Two submit binding bids for EDF’s UK network

Hong Kong’s Cheung Kong Infrastructure and a team comprising Macquarie, Abu Dhabi Investment Authority and Canada Pension Plan Investment Board submitted binding bids for the sale of EDF’s UK electricity network earlier this week.

French energy group EDF received two binding offers earlier this week for the sale of its electricity network, a source familiar with the deal told Infrastructure Investor.

EDF: may get
a 20% premium
on its RAB

The two offers come from Hong Kong’s Cheung Kong Infrastructure – a fund owned by Asia’s wealthiest man, Li Ka-shing – and a consortium comprising Macquarie, sovereign wealth fund Abu Dhabi Investment Authority and pension Canada Pension Plan Investment Board. None of the bidding entities could be reached for comment at press time.
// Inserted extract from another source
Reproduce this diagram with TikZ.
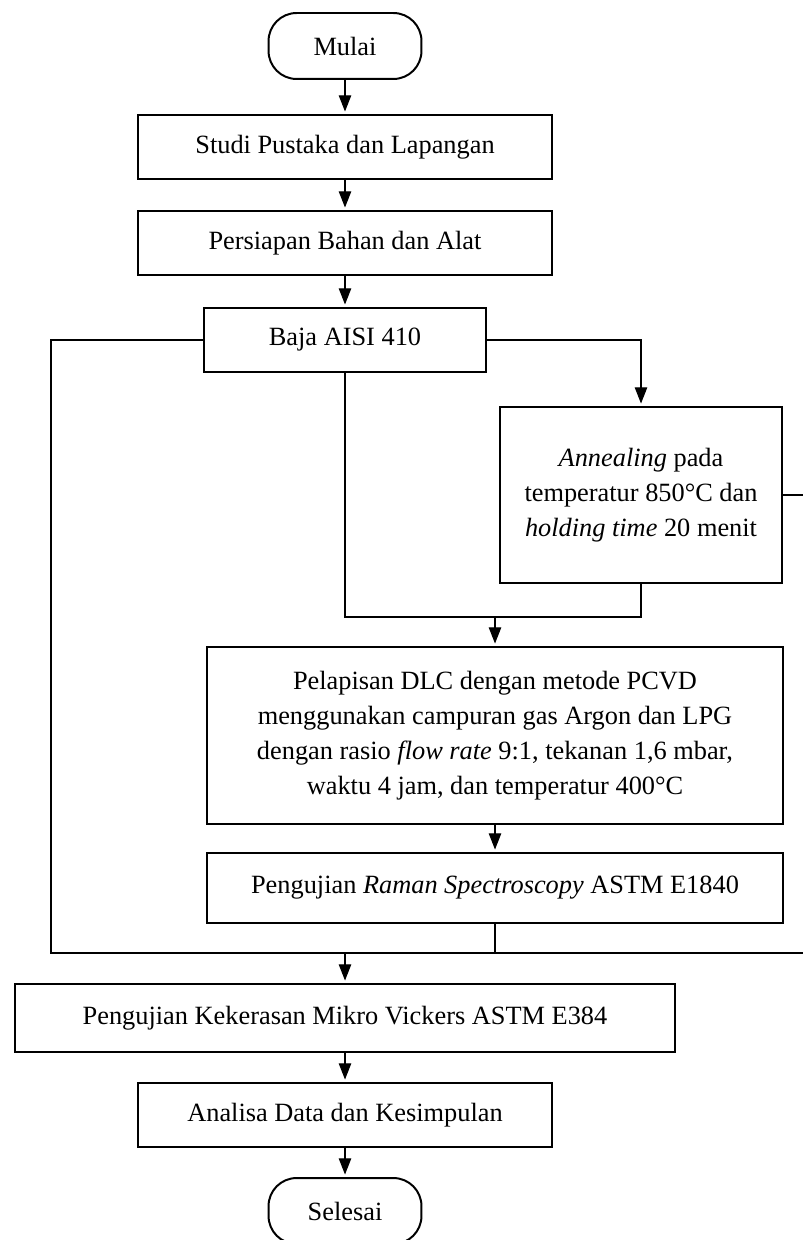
\documentclass[tikz,border=0pt]{standalone}
\usepackage{fontspec}
\setmainfont{Liberation Serif}
\usepackage{tikz}
\usepackage{xcolor}
\usetikzlibrary{calc,arrows.meta}
\tikzset{
flowBox/.style={draw,line width=0.9pt,minimum height=1.024cm,align=center,inner sep=2pt,font=\fontsize{12}{16}\selectfont},
termBox/.style={flowBox,rounded corners=0.45cm,minimum width=2.448cm,minimum height=1.056cm},
connLine/.style={line width=0.5pt},
connArrow/.style={connLine,-{Triangle[length=0.26cm,width=0.2cm]},shorten >=0.04cm}
}

\begin{document}
\begin{tikzpicture}[x=0.016cm,y=-0.016cm]
\useasboundingbox (0,0) rectangle (803,1240);
\node[termBox] (mulai) at (345,46) {Mulai};
\node[flowBox,minimum width=6.64cm] (studi) at (345,147) {Studi Pustaka dan Lapangan};
\node[flowBox,minimum width=6.64cm] (persiapan) at (345,243) {Persiapan Bahan dan Alat};
\node[flowBox,minimum width=4.512cm] (baja) at (345,340) {Baja AISI 410};
\node[flowBox,minimum width=4.512cm,minimum height=2.816cm] (annealing) at (641,495) {\textit{Annealing} pada\\temperatur 850°C dan\\\textit{holding time} 20 menit};
\node[flowBox,minimum width=9.216cm,minimum height=2.832cm] (pcvd) at (495,735.5) {Pelapisan DLC dengan metode PCVD\\menggunakan campuran gas Argon dan LPG\\dengan rasio \textit{flow rate} 9:1, tekanan 1,6 mbar,\\waktu 4 jam, dan temperatur 400°C};
\node[flowBox,minimum width=9.216cm,minimum height=1.12cm] (raman) at (495,888) {Pengujian \textit{Raman Spectroscopy} ASTM E1840};
\node[flowBox,minimum width=10.56cm,minimum height=1.088cm] (vickers) at (345,1018) {Pengujian Kekerasan Mikro Vickers ASTM E384};
\node[flowBox,minimum width=6.624cm] (analisa) at (345,1115) {Analisa Data dan Kesimpulan};
\node[termBox] (selesai) at (345,1211) {Selesai};

\coordinate (kiriBawah) at (51,953);
\coordinate (kananBawah) at (803,953);
\coordinate (gabung) at (495,617);

\draw[connArrow] (mulai) -- (studi);
\draw[connArrow] (studi) -- (persiapan);
\draw[connArrow] (persiapan) -- (baja);
\draw[connArrow] (baja.east) -| (annealing.north);
\draw[connLine] (baja.west) -| (kiriBawah) -- (kananBawah);
\draw[connLine] (baja.south) |- (annealing.south |- gabung) -- (annealing.south);
\draw[connLine] (annealing.east) -- (annealing.east -| kananBawah);
\draw[connArrow] (gabung) -- (pcvd.north);
\draw[connArrow] (pcvd) -- (raman);
\draw[connLine] (raman.south) -- (raman.south |- kananBawah);
\draw[connArrow] (baja.south |- kiriBawah) -- (vickers.north);
\draw[connArrow] (vickers) -- (analisa);
\draw[connArrow] (analisa) -- (selesai);
\end{tikzpicture}
\end{document}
A third consortium including utility Scottish and Southern Energy (SSE) and Borealis, the infrastructure investment arm of the Ontario Municipal Employees’ Retirement System, is thought not to have submitted a final offer. The decision is not unexpected, given that SSE warned over a month ago it was not seeking an ownership interest in EDF “that would need to be funded by issuing new shares”, prompting speculation that it was not looking to acquire more than a 10 percent holding in EDF unless it could find another party to top-up its bid.

EDF’s UK network distributes power to almost eight million homes in the south-east and east of England and was put up for sale in October 2008 to help cut the group’s debt. The company’s UK assets have a regulated asset base of close to £4 billion (€4.4 billion; $6.4 billion) with a potential buyer expected to have to write an equity cheque of between £1 billion and £1.5 billion.

Dow Jones reports that the final offers both valued EDF’s network at more than £5 billion, which would represent a premium over its regulated asset base of roughly 20 percent. The news agency also added both bids were fully funded.

Sources had previously suggested that tough new rules unveiled by regulator Ofgem in December 2009 would cap shareholder returns more than was initially expected, dampening EDF’s prospects of a good price.

Ofgem said the weighted average cost of capital (WACC) for electricity operators should be set at 4 percent post-tax – half a percentage point below returns allowed by recent regulation in the water sector. The WACC is the average of the cost of equity and debt and effectively regulates what sort of returns shareholders can expect from their investments in the sector.

Ofgem has also implemented stringent performance criteria regulating everything from price increases to the baseline return on equity a company can earn – which can fluctuate between 3 percent and 13 percent depending on performance.